ENTRIES SUPPLIED:
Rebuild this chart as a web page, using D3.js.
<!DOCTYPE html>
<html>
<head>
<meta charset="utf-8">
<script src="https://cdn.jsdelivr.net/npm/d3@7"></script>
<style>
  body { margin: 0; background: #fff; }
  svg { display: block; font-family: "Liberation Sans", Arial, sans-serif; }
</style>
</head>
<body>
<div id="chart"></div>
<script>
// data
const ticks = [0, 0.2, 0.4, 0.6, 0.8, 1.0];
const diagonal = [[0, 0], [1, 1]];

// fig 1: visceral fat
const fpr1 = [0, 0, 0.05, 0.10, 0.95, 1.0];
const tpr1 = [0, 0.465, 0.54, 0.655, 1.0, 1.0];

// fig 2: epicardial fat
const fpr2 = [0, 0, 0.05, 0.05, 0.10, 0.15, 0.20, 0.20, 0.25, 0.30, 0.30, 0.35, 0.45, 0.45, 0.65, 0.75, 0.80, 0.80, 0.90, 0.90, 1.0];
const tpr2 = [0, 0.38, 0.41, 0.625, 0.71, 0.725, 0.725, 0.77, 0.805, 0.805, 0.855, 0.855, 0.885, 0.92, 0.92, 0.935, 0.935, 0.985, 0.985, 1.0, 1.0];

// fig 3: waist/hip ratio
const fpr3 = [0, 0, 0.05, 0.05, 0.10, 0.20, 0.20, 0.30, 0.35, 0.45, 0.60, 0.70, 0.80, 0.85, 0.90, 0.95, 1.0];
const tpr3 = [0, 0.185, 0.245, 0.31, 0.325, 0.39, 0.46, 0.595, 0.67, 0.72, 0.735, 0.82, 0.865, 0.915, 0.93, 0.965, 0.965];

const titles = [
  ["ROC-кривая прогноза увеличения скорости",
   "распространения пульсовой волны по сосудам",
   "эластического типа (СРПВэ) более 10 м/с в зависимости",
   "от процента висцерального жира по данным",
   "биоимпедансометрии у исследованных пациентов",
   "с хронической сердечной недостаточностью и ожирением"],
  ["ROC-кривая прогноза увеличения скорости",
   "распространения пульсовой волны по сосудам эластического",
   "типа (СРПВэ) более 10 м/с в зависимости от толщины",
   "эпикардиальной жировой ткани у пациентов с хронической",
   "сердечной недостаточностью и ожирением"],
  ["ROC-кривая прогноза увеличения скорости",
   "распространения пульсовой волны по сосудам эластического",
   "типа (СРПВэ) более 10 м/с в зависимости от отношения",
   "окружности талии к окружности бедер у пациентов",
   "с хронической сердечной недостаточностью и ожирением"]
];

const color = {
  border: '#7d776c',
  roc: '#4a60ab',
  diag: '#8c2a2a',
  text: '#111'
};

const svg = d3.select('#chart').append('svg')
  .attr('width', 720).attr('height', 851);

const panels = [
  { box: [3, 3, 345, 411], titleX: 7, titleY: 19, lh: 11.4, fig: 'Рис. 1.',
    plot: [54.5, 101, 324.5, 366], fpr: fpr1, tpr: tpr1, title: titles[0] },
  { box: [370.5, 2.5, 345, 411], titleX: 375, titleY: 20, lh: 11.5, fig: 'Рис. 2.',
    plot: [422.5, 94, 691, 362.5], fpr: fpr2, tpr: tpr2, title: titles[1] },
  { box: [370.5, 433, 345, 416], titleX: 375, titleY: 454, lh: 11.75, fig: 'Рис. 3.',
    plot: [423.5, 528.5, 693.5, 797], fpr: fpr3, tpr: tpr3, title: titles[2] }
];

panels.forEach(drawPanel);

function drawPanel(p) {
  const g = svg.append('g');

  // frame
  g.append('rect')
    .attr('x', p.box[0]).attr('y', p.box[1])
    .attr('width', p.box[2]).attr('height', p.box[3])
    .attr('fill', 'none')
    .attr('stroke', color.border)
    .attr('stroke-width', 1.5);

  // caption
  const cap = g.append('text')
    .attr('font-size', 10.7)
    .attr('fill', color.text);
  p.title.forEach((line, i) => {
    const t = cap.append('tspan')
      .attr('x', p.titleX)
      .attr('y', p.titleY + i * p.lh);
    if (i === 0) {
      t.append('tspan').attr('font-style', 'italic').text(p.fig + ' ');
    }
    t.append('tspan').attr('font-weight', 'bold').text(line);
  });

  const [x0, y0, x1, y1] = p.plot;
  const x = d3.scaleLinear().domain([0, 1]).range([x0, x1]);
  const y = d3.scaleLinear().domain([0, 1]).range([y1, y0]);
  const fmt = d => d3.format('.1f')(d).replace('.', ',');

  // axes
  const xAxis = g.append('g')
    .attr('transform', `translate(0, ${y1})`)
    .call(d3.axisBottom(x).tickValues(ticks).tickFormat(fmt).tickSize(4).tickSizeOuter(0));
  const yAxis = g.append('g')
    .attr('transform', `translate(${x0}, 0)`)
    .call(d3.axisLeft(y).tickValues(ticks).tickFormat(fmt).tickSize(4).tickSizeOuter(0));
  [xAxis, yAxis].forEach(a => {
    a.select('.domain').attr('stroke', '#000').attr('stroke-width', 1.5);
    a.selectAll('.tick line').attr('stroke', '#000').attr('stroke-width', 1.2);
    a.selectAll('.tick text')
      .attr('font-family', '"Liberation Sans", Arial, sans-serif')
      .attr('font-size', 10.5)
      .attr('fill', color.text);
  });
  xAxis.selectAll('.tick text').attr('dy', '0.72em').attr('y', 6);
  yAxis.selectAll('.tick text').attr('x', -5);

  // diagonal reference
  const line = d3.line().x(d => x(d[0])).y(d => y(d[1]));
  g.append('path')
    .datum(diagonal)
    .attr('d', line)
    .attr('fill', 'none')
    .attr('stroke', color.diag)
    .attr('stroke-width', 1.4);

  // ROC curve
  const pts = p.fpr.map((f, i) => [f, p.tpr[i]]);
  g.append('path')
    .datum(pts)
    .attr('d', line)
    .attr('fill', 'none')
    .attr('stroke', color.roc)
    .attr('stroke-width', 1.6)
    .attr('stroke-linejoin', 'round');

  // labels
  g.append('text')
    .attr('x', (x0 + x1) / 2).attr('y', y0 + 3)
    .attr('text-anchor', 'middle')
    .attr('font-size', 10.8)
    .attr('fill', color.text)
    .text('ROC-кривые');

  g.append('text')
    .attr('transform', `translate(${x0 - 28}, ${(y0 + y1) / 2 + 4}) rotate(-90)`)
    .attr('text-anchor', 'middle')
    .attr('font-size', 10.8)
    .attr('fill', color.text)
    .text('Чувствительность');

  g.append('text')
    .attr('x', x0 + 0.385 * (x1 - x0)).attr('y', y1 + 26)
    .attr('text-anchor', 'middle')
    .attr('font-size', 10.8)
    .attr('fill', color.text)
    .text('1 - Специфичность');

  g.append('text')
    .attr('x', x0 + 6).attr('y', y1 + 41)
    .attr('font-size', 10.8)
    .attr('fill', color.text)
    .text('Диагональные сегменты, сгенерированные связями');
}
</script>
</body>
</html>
* * *
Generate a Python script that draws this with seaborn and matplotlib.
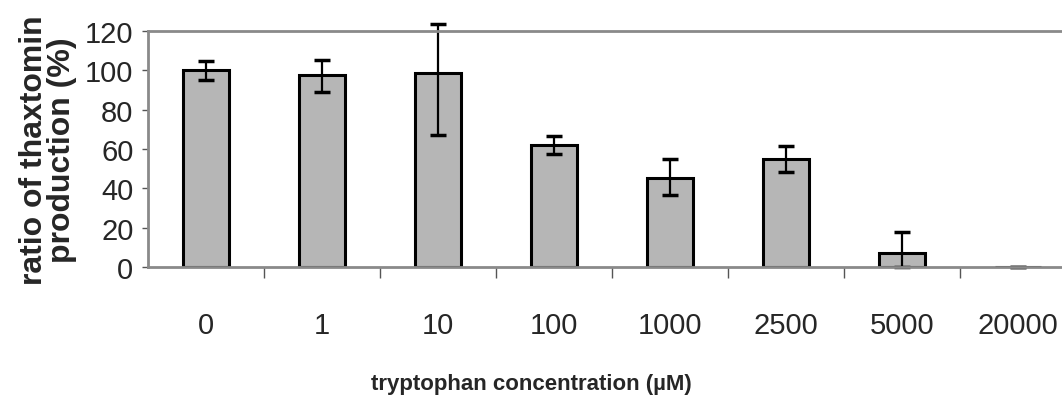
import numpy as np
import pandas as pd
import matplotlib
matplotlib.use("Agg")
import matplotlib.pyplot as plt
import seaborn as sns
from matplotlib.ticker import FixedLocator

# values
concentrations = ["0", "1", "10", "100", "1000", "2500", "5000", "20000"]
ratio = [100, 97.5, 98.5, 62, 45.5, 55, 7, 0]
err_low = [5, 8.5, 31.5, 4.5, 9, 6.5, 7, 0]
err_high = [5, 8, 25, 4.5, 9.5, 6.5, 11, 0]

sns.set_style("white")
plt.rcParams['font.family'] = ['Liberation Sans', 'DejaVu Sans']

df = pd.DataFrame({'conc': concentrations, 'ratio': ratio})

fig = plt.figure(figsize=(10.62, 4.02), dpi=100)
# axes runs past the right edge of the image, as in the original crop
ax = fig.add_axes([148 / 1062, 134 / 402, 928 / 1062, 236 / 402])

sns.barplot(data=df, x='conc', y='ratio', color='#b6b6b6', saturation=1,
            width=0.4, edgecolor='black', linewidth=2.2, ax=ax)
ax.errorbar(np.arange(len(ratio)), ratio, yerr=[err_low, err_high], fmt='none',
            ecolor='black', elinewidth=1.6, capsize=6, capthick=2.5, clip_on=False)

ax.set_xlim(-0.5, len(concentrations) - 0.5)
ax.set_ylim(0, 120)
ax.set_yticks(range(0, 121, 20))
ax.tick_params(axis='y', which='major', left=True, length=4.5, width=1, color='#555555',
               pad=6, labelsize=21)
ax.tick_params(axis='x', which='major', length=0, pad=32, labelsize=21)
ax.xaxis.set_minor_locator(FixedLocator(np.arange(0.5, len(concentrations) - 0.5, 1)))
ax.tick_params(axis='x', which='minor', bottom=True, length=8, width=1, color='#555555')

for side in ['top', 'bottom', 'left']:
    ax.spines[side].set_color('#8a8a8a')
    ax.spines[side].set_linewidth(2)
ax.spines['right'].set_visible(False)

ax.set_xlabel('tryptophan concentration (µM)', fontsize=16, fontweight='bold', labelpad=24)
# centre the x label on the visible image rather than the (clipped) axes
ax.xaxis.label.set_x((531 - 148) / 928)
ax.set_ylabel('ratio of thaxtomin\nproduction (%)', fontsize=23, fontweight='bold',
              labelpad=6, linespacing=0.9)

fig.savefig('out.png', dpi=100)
--
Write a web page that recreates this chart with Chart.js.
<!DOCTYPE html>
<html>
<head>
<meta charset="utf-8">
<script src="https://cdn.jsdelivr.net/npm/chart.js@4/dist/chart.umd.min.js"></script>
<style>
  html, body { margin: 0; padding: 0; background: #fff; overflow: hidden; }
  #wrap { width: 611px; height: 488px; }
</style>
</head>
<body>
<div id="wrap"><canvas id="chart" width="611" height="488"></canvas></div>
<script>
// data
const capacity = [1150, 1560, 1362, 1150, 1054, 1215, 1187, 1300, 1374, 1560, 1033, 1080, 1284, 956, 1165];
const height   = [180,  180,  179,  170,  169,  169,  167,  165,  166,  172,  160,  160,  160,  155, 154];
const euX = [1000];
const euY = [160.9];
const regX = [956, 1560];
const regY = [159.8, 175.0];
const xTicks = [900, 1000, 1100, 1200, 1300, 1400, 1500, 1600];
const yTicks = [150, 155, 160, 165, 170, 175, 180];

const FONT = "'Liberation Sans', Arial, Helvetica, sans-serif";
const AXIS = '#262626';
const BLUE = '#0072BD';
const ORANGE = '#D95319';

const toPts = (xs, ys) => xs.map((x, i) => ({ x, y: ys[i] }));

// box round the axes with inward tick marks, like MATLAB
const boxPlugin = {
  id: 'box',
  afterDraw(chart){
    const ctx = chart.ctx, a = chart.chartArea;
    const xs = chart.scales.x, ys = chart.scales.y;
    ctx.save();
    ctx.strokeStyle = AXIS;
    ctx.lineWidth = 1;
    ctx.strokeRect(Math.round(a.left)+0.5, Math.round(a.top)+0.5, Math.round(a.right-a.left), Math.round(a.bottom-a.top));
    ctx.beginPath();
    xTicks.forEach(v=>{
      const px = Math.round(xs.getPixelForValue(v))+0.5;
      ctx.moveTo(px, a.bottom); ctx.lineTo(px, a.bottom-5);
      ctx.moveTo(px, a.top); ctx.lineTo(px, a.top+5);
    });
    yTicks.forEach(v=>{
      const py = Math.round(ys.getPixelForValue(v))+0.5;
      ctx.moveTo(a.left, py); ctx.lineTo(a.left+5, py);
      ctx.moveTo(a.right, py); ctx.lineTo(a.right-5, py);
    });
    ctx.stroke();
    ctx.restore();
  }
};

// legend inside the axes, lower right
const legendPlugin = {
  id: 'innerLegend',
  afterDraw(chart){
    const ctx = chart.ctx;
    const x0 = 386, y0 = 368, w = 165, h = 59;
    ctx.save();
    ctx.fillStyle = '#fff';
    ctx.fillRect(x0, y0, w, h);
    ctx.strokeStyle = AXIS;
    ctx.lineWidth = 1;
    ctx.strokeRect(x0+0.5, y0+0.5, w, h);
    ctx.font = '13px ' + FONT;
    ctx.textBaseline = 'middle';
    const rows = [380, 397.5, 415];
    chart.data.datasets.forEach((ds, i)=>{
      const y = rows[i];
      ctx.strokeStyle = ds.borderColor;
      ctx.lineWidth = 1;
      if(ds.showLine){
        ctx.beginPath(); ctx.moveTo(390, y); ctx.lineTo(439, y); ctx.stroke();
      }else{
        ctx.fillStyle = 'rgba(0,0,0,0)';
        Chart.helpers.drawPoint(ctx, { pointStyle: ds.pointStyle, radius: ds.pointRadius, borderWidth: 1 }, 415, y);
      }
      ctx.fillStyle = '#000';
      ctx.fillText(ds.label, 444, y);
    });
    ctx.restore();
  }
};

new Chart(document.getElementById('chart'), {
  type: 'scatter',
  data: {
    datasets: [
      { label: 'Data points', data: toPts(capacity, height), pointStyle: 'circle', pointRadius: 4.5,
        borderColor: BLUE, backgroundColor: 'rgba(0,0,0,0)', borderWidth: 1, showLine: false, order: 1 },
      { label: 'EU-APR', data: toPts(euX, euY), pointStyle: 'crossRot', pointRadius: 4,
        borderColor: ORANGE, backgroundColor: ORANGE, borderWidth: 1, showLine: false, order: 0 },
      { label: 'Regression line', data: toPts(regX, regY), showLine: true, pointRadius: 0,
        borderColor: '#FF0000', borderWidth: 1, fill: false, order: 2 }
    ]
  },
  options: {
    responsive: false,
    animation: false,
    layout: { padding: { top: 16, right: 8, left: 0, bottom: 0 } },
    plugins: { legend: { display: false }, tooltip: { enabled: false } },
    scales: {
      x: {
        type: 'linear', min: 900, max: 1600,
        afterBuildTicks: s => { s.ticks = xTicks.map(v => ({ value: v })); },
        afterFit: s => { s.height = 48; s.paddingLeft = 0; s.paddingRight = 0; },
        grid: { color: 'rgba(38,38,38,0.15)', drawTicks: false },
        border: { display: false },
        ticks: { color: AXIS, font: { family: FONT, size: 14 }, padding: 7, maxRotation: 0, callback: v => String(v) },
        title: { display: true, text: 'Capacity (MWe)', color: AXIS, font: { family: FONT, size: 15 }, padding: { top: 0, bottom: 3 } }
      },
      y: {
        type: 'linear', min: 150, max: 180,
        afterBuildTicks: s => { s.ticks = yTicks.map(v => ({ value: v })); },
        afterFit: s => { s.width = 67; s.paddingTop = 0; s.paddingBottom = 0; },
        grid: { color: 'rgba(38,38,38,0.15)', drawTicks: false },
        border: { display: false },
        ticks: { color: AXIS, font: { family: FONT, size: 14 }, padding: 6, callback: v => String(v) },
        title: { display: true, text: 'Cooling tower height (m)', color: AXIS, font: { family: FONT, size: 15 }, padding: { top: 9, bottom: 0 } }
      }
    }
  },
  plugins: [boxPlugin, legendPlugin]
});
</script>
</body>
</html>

WRITTEN REQUEST:
Your first line is the one with "Generate a Python", and your last is the one with "capsize=6, capthick=2.5, clip_on=False)". Copy those and every line between them exactly, without any pictures.

TASK RESULT:
Generate a Python script that draws this with seaborn and matplotlib.
import numpy as np
import pandas as pd
import matplotlib
matplotlib.use("Agg")
import matplotlib.pyplot as plt
import seaborn as sns
from matplotlib.ticker import FixedLocator

# values
concentrations = ["0", "1", "10", "100", "1000", "2500", "5000", "20000"]
ratio = [100, 97.5, 98.5, 62, 45.5, 55, 7, 0]
err_low = [5, 8.5, 31.5, 4.5, 9, 6.5, 7, 0]
err_high = [5, 8, 25, 4.5, 9.5, 6.5, 11, 0]

sns.set_style("white")
plt.rcParams['font.family'] = ['Liberation Sans', 'DejaVu Sans']

df = pd.DataFrame({'conc': concentrations, 'ratio': ratio})

fig = plt.figure(figsize=(10.62, 4.02), dpi=100)
# axes runs past the right edge of the image, as in the original crop
ax = fig.add_axes([148 / 1062, 134 / 402, 928 / 1062, 236 / 402])

sns.barplot(data=df, x='conc', y='ratio', color='#b6b6b6', saturation=1,
            width=0.4, edgecolor='black', linewidth=2.2, ax=ax)
ax.errorbar(np.arange(len(ratio)), ratio, yerr=[err_low, err_high], fmt='none',
            ecolor='black', elinewidth=1.6, capsize=6, capthick=2.5, clip_on=False)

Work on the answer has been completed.